I also talked to my six year old son about Juneteenth for the first time in a way that he could potentially begin to understand his connection to it. We watched a very kid friendly video on Juneteenth and slavery on YouTube. We talked about what a slave was, what they did, and a little of what their lives were like. Then I worked my way up our family tree through my mother’s line with stories, back to my great great grandparents who were slaves – and one slave owner. Being a six year old, he took it in with the aloofness of a child who doesn’t completely understand the severity and complexity of the world. I reflect on that both as a blessing, but also as a first step. As he grows older, as he learns more, as his own ignorance slips away, he will eventually become an adult who has to reason, who has to think about the consequences of his actions, and who has to try and be a good, compassionate, empathetic human being in the world. So today was step one for my son and understanding Juneteenth.

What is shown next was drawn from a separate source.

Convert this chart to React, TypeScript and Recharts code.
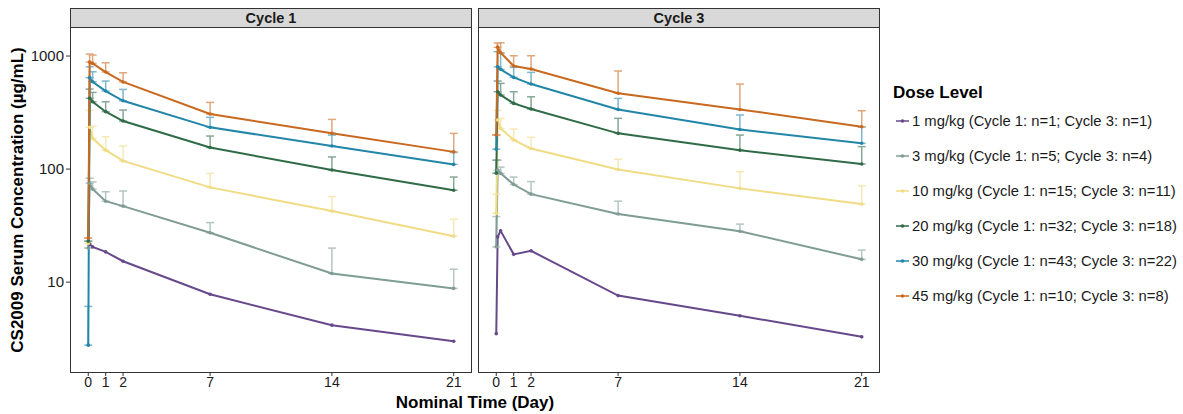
import React from 'react';
import { LineChart, Line, XAxis, YAxis, ErrorBar } from 'recharts';

// nominal sampling times (days); the first three sit on top of each other near 0
const TIMES = [0, 0.08, 0.25, 1, 2, 7, 14, 21];
const X_TICKS = [0, 1, 2, 7, 14, 21];
const Y_TICKS = [10, 100, 1000];

const DOSES = ['1 mg/kg', '3 mg/kg', '10 mg/kg', '20 mg/kg', '30 mg/kg', '45 mg/kg'];
const N_CYCLE1 = [1, 5, 15, 32, 43, 10];
const N_CYCLE3 = [1, 4, 11, 18, 22, 8];
const COLORS = ['#67498b', '#7f9c95', '#f0dc85', '#2f6b47', '#2186a8', '#c9681f'];
const ERR_COLORS = ['#a796bd', '#b3c6c1', '#f6e9b6', '#86a894', '#7cb7cb', '#e0a77b'];

// Cycle 1 means / mean+SD
const c1Mean1 = [null, 21.7, 20.5, 18.5, 15.3, 7.8, 4.16, 3.0];
const c1Mean3 = [20, 75, 66.5, 52, 47, 27.3, 11.9, 8.8];
const c1Up3 = [null, 83, 77, 63, 64, 33.6, 20, 13];
const c1Mean10 = [22, 234, 187, 147, 118, 68.9, 42.5, 25.5];
const c1Up10 = [null, 330, 240, 193, 160, 91.6, 57, 36];
const c1Mean20 = [23, 423, 394, 322, 266, 155, 98, 65];
const c1Up20 = [null, 510, 477, 394, 333, 196, 128, 85];
const c1Mean30 = [2.77, 643, 592, 490, 402, 234, 160, 110];
const c1Up30 = [6.1, 804, 726, 601, 507, 287, 200, 140];
const c1Mean45 = [24.5, 885, 860, 722, 590, 307, 207, 142];
const c1Up45 = [null, 1041, 1021, 872, 711, 389, 275, 207];

// Cycle 3 means / mean+SD
const c3Mean1 = [3.5, 25.2, 28.4, 17.6, 18.9, 7.6, 5.04, 3.28];
const c3Mean3 = [20.5, 98, 91.6, 73, 60, 40, 28.2, 15.9];
const c3Up3 = [38, 120, 104, 85, 77.5, 52, 32.6, 19.2];
const c3Mean10 = [40.6, 272, 229, 181, 152, 99, 67.5, 49];
const c3Up10 = [60, 330, 281, 226, 191, 122, 94.7, 71];
const c3Mean20 = [92, 483, 452, 381, 340, 207, 147, 111];
const c3Up20 = [120, 601, 573, 483, 436, 281, 200, 158];
const c3Mean30 = [150, 804, 763, 647, 565, 337, 224, 169];
const c3Up30 = [200, 1092, 1056, 794, 717, 422, 301, 235];
const c3Mean45 = [200, 1194, 1070, 816, 767, 468, 337, 237];
const c3Up45 = [null, 1303, 1310, 1006, 1006, 737, 565, 328];

const cycle1 = [
  [c1Mean1, null],
  [c1Mean3, c1Up3],
  [c1Mean10, c1Up10],
  [c1Mean20, c1Up20],
  [c1Mean30, c1Up30],
  [c1Mean45, c1Up45],
];
const cycle3 = [
  [c3Mean1, null],
  [c3Mean3, c3Up3],
  [c3Mean10, c3Up10],
  [c3Mean20, c3Up20],
  [c3Mean30, c3Up30],
  [c3Mean45, c3Up45],
];

const FONT = 'Arial, "Liberation Sans", Helvetica, sans-serif';
const Y_DOMAIN = [1.57, 1807];
const X_DOMAIN = [-1.05, 22.05];

function toRows(mean: (number | null)[], up: (number | null)[] | null) {
  const rows: any[] = [];
  TIMES.forEach((t, i) => {
    const v = mean[i];
    if (v == null) return;
    const u = up ? up[i] : null;
    rows.push({ t, v, err: [0, u != null ? u - v : 0] });
  });
  return rows;
}

function Panel({ series, showY }: { series: any[]; showY: boolean }) {
  return (
    <LineChart
      width={showY ? 480 : 402}
      height={414}
      margin={{ top: 27, right: showY ? 8 : 0, bottom: 0, left: 0 }}
    >
      <XAxis
        type="number"
        dataKey="t"
        domain={X_DOMAIN}
        allowDataOverflow
        ticks={X_TICKS}
        interval={0}
        height={41}
        axisLine={false}
        tickSize={3}
        tickMargin={1}
        tickLine={{ stroke: '#333' }}
        tick={{ fontSize: 14, fill: '#1a1a1a', fontFamily: FONT }}
      />
      <YAxis
        scale="log"
        domain={Y_DOMAIN}
        allowDataOverflow
        ticks={Y_TICKS}
        width={70}
        hide={!showY}
        axisLine={false}
        tickSize={4}
        tickLine={{ stroke: '#333' }}
        tick={{ fontSize: 15, fill: '#1a1a1a', fontFamily: FONT }}
      />
      {series.map(([mean, up], i) => (
        <Line
          key={DOSES[i]}
          data={toRows(mean, up)}
          dataKey="v"
          stroke={COLORS[i]}
          strokeWidth={2}
          dot={{ r: 1.8, fill: COLORS[i], stroke: COLORS[i], strokeWidth: 0 }}
          isAnimationActive={false}
        >
          {up && (
            <ErrorBar
              dataKey="err"
              direction="y"
              width={4}
              stroke={ERR_COLORS[i]}
              strokeWidth={1.5}
              isAnimationActive={false}
            />
          )}
        </Line>
      ))}
    </LineChart>
  );
}

const stripStyle: React.CSSProperties = {
  position: 'absolute',
  top: 8,
  width: 402,
  height: 19,
  boxSizing: 'border-box',
  background: '#d9d9d9',
  border: '1px solid #333',
  borderBottom: 'none',
  fontFamily: FONT,
  fontWeight: 'bold',
  fontSize: 14.5,
  lineHeight: '18px',
  textAlign: 'center',
  color: '#1a1a1a',
};

const frameStyle: React.CSSProperties = {
  position: 'absolute',
  top: 27,
  width: 402,
  height: 346,
  boxSizing: 'border-box',
  border: '1.5px solid #333',
  pointerEvents: 'none',
};

export default function App() {
  return (
    <div
      style={{
        position: 'absolute',
        left: 0,
        top: 0,
        width: 1183,
        height: 414,
        background: '#fff',
        fontFamily: FONT,
        overflow: 'hidden',
      }}
    >
      <div style={{ position: 'absolute', left: 0, top: 0 }}>
        <Panel series={cycle1} showY />
      </div>
      <div style={{ position: 'absolute', left: 478, top: 0 }}>
        <Panel series={cycle3} showY={false} />
      </div>

      <div style={{ ...stripStyle, left: 70 }}>Cycle 1</div>
      <div style={{ ...stripStyle, left: 478 }}>Cycle 3</div>
      <div style={{ ...frameStyle, left: 70 }} />
      <div style={{ ...frameStyle, left: 478 }} />

      <div
        style={{
          position: 'absolute',
          left: 18,
          top: 200,
          transform: 'translate(-50%, -50%) rotate(-90deg)',
          whiteSpace: 'nowrap',
          fontWeight: 'bold',
          fontSize: 17,
          color: '#000',
        }}
      >
        CS2009 Serum Concentration (µg/mL)
      </div>
      <div
        style={{
          position: 'absolute',
          left: 475,
          top: 402,
          transform: 'translate(-50%, -50%)',
          whiteSpace: 'nowrap',
          fontWeight: 'bold',
          fontSize: 17,
          lineHeight: '19px',
          color: '#000',
        }}
      >
        Nominal Time (Day)
      </div>

      <div style={{ position: 'absolute', left: 893, top: 83 }}>
        <div style={{ fontWeight: 'bold', fontSize: 17, lineHeight: '20px', color: '#000' }}>
          Dose Level
        </div>
        {DOSES.map((d, i) => (
          <div
            key={d}
            style={{ display: 'flex', alignItems: 'center', height: 35, fontSize: 14.8, color: '#1a1a1a' }}
          >
            <svg width={19} height={12}>
              <line x1={3} x2={16} y1={6} y2={6} stroke={COLORS[i]} strokeWidth={1.5} />
              <circle cx={9.5} cy={6} r={1.8} fill={COLORS[i]} />
            </svg>
            <span>
              {d} (Cycle 1: n={N_CYCLE1[i]}; Cycle 3: n={N_CYCLE3[i]})
            </span>
          </div>
        ))}
      </div>
    </div>
  );
}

I would say if you want to work to recognize and celebrate Juneteenth, and have no other way, start at my son’s step one. Watch a video on YouTube, read a book, talk to a friend, do something to educate yourself and remove a little bit of ignorance about it from your mind. Reach for empathy and spend some time with it. If you can’t make the cookout, or even if you do, it can’t hurt.

Virginia Election 2021

Yesterday’s Virginia election results were disheartening, but also show the path to build a consistent foundation of liberal victories lies in building across racial divisions, minority and majority. We need to evolve racial perspectives further toward understanding and harmony.

We have a large number of people we have vilified, who have also vilified us. We can’t expect to win elections unless we give them a better story than what they’re getting from right wing media, or even our own media!

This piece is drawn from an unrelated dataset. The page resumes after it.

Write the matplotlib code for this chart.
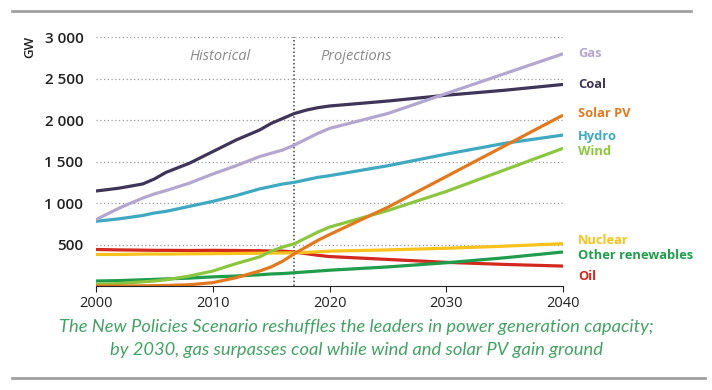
import matplotlib
matplotlib.use("Agg")
from matplotlib import pyplot as plt
from matplotlib.lines import Line2D

years = [2000, 2002, 2004, 2005, 2006, 2008, 2010, 2012, 2014, 2015, 2016, 2017,
         2018, 2019, 2020, 2025, 2030, 2035, 2040]

coal = [1145, 1180, 1230, 1290, 1370, 1480, 1620, 1760, 1880, 1960, 2020, 2080,
        2120, 2150, 2170, 2230, 2300, 2360, 2430]
gas = [800, 940, 1060, 1110, 1150, 1240, 1350, 1450, 1560, 1600, 1640, 1700,
       1770, 1840, 1900, 2080, 2320, 2560, 2800]
hydro = [780, 810, 850, 880, 900, 960, 1020, 1090, 1170, 1200, 1230, 1250,
         1280, 1310, 1330, 1450, 1590, 1720, 1820]
solar = [0, 0, 2, 4, 6, 15, 40, 100, 180, 230, 300, 390,
         470, 550, 620, 950, 1320, 1690, 2060]
wind = [20, 30, 50, 60, 75, 120, 180, 270, 350, 420, 470, 510,
        580, 650, 710, 910, 1140, 1400, 1660]
nuclear = [380, 380, 385, 385, 385, 388, 390, 392, 395, 397, 398, 400,
           405, 412, 420, 435, 455, 480, 510]
oil = [440, 435, 432, 430, 430, 428, 430, 428, 425, 422, 420, 410,
       390, 370, 355, 320, 285, 260, 240]
other = [60, 65, 75, 80, 85, 95, 110, 120, 135, 145, 150, 160,
         170, 180, 190, 230, 280, 340, 410]

series = [
    ("Gas", gas, "#b3a6cf"),
    ("Coal", coal, "#3f3558"),
    ("Solar PV", solar, "#e2791f"),
    ("Hydro", hydro, "#3fa9c2"),
    ("Wind", wind, "#8cc63e"),
    ("Nuclear", nuclear, "#f7c21b"),
    ("Other renewables", other, "#1f9d4c"),
    ("Oil", oil, "#d2281e"),
]
label_y = [2800, 2430, 2080, 1800, 1620, 550, 370, 110]

fig = plt.figure(figsize=(7.12, 3.90), dpi=100)
ax = fig.add_axes([0.1348, 0.2667, 0.656, 0.638])

# draw in an order that keeps the front lines on top
for name, vals, col in series[::-1]:
    ax.plot(years, vals, color=col, lw=2.3, solid_capstyle="butt")

for (name, vals, col), ly in zip(series, label_y):
    ax.text(2041.3, ly, name, color=col, fontsize=9.3, fontweight="bold",
            va="center", ha="left", clip_on=False, family="Open Sans")

ax.set_xlim(2000, 2040)
ax.set_ylim(0, 3000)
ax.set_xticks([2000, 2010, 2020, 2030, 2040])
ax.set_yticks([500, 1000, 1500, 2000, 2500, 3000])
ax.set_yticklabels(["500", "1 000", "1 500", "2 000", "2 500", "3 000"])
for y in [500, 1000, 1500, 2000, 2500, 3000]:
    ax.axhline(y, color="#999999", lw=0.9, ls=(0, (1, 2)), zorder=0)
ax.axvline(2017, color="#444444", lw=1.1, ls=(0, (1, 1.5)), zorder=0)

for s in ["top", "right", "left"]:
    ax.spines[s].set_visible(False)
ax.spines["bottom"].set_color("#222222")
ax.tick_params(axis="y", length=0, labelsize=11, pad=9, colors="#222222")
ax.tick_params(axis="x", length=4, labelsize=10.5, colors="#222222", direction="out")
for lab in ax.get_xticklabels() + ax.get_yticklabels():
    lab.set_family("Open Sans")
for lab in ax.get_yticklabels():
    lab.set_fontweight("semibold")

ax.text(2010.6, 2770, "Historical", color="#8a8a8a", fontsize=10.5, style="italic",
        ha="center", va="center", family="Open Sans")
ax.text(2022.3, 2770, "Projections", color="#8a8a8a", fontsize=10.5, style="italic",
        ha="center", va="center", family="Open Sans")
fig.text(0.042, 0.88, "GW", rotation=90, fontsize=9.5, ha="center", va="center",
         color="#222222", family="Open Sans", fontweight="semibold")

cap = ("The New Policies Scenario reshuffles the leaders in power generation capacity;\n"
       "by 2030, gas surpasses coal while wind and solar PV gain ground")
fig.text(0.5, 0.132, cap, color="#45a265", fontsize=13.2, style="italic",
         ha="center", va="center", linespacing=1.6, family="Lato")

fig.add_artist(Line2D([0.017, 0.97], [0.972, 0.972], color="#a0a0a0", lw=2))
fig.add_artist(Line2D([0.017, 0.99], [0.03, 0.03], color="#a0a0a0", lw=2))

fig.savefig("out.png", dpi=100)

What I’m saying is, and this is going to be the hot take that seems controversial, while at the same time for our democracy, and even for liberal ideas, is necessary – we have to get better at reaching out to white people with our message. Even Trumpers. Even “deplorables”.

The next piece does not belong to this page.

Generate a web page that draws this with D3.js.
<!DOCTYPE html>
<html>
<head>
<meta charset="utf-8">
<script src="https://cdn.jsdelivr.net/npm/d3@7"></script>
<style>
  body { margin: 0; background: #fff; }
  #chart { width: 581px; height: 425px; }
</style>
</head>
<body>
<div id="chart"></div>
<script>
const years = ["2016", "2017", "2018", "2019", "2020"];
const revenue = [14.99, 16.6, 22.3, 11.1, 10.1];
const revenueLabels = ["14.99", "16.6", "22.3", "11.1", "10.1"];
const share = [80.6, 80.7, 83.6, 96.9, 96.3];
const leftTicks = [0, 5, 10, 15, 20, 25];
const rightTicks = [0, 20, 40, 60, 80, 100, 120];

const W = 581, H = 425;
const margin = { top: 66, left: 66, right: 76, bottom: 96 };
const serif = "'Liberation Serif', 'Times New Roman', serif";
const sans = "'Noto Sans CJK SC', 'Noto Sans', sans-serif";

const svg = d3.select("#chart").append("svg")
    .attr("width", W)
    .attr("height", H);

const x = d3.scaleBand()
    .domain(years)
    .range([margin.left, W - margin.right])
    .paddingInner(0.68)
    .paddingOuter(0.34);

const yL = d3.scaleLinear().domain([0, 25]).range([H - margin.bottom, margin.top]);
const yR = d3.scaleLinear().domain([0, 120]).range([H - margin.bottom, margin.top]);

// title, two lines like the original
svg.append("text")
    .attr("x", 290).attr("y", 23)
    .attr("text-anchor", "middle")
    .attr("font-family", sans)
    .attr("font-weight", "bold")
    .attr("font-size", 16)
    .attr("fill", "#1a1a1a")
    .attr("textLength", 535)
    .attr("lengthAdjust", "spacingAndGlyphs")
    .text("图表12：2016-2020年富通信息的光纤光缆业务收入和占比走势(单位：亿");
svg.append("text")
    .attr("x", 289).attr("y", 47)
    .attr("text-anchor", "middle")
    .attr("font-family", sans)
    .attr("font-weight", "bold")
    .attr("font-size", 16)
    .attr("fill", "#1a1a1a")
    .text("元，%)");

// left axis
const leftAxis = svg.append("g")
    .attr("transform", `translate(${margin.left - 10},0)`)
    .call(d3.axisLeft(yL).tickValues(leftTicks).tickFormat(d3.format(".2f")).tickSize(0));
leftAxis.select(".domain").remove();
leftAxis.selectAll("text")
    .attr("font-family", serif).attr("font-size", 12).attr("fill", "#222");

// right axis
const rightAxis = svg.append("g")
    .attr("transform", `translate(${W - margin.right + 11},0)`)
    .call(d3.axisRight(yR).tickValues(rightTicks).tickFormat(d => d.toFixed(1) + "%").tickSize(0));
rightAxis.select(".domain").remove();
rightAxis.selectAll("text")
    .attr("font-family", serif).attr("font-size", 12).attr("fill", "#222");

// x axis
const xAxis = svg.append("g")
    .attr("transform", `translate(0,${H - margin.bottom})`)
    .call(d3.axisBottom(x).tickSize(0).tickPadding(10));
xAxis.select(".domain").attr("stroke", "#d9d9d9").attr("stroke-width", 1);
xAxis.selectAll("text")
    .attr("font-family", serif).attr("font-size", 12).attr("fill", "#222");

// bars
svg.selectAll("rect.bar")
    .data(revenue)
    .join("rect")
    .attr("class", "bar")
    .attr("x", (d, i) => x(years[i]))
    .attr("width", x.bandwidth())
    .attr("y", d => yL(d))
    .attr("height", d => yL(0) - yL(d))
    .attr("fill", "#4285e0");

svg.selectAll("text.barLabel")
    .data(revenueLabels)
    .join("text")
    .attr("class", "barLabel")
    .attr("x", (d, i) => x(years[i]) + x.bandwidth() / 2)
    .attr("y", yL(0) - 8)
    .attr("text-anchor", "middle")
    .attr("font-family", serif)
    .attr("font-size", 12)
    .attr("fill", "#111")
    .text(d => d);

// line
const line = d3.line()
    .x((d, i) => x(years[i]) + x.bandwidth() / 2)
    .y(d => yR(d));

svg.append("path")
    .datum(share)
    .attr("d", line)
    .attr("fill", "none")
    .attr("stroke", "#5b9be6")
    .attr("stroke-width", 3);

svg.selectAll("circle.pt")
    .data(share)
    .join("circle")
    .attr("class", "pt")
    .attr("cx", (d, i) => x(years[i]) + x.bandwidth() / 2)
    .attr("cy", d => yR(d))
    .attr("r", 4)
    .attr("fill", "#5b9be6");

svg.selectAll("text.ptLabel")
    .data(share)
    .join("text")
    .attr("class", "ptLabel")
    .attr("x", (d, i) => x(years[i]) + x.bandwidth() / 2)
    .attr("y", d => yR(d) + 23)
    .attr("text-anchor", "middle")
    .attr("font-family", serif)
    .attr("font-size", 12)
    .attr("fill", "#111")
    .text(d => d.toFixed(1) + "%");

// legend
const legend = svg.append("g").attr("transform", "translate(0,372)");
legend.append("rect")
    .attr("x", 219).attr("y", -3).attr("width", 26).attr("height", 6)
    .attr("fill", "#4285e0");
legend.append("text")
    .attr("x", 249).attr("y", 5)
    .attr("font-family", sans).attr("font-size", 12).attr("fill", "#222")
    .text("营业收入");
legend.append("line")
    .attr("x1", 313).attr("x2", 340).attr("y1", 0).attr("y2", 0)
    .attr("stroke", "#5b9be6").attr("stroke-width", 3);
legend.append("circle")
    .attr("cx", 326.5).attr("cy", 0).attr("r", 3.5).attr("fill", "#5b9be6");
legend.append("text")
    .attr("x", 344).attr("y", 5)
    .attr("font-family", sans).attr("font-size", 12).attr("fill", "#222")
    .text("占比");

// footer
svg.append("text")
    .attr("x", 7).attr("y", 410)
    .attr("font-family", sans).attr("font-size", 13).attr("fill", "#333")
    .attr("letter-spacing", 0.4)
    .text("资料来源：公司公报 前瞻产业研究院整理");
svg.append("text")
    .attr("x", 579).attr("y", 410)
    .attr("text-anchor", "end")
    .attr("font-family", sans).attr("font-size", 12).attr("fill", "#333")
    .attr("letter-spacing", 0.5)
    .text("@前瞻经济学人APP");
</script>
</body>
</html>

The values of liberal ideas, open ethical government, and a social safety net should be made accessible to all because they are beneficial to all. UBI, Universal Healthcare, Public Education, and other programs don’t just benefit minorities, they benefit everyone.

I think that messaging gets lost. I think demanding everyone to fully check and understand their privilege before stepping to the left makes the chasm too wide. We first have to reach out to people where they are, then we can bring them with us. Process, not revelation.

To build a party open to all is to figure out how to stand with those who have been hostile to us. Who have hurt us in some way. We have to protect ourselves, but we also have to heal ourselves, then others. We have to live and model a better way.

About the “N word”.

I’m going to talk about the “N word” a moment.
 
It’s a word of hate. A word of oppression. A word of separation. It has peers — words used to describe other races, nationalities, ethnic groups, sexualities, and gender identities which should never be used to describe others, yet the word and its ilk live on, and will likely continue to in some form for the duration of language and the differentiation of one person to another.
 
Here’s the thing:
 
Sometimes, among the descendants of its victims, the word is a form of bonding, and a part of the culture resulting from enslavement and segregation. From generations of being told they are lesser. From being told what they can and cannot do. From being told what things are supposed to mean.
 
Many of the comments I’ve read resulting from this video, and a sentiment I’ve seen and heard expressed in some form all of my life, is that the word should never be spoken by anyone. That the word would have died out long ago if black people stopped saying it. That it’s ok for others to say it because black people say it to each other.
 
The irony of this sentiment is: if only for a brief moment, in having the roles switched, in being told there is something non-blacks cannot do that black people can, they are experiencing the smallest slight upon their own self-expression and rights which black people experienced hundred-fold for centuries. The anger in their comments, the sense of injustice felt, should give them a sense of the strain and powerlessness blacks have felt in having their destinies dictated to them.
 
So if you are upset about one word you are told not to say, one word which means something different when you say it than when others do, and you’re demanding to be treated with equality — maybe that’s the lesson. These were people who were ascribed that word and meaning to them by others. Black people had no control over what it meant. Taking back that word is taking back the means to define themselves, or at least dull the memory of its original intent.
 
As I said earlier, the n-word is not alone. It has brethren used to describe anyone different — white, black, man, woman, gay, straight, etc. Socially, the rules are different on what can be said without insult depending on your own group identification. Personally, I acknowledge there are some words which would have a worse meaning coming from me than from others. That’s the nature of these words. For me to try to force the victim of one of these words to never say it is adding insult to the injury.
 
It is best to leave the words which don’t apply to you alone. There are plenty of better words in life to think about.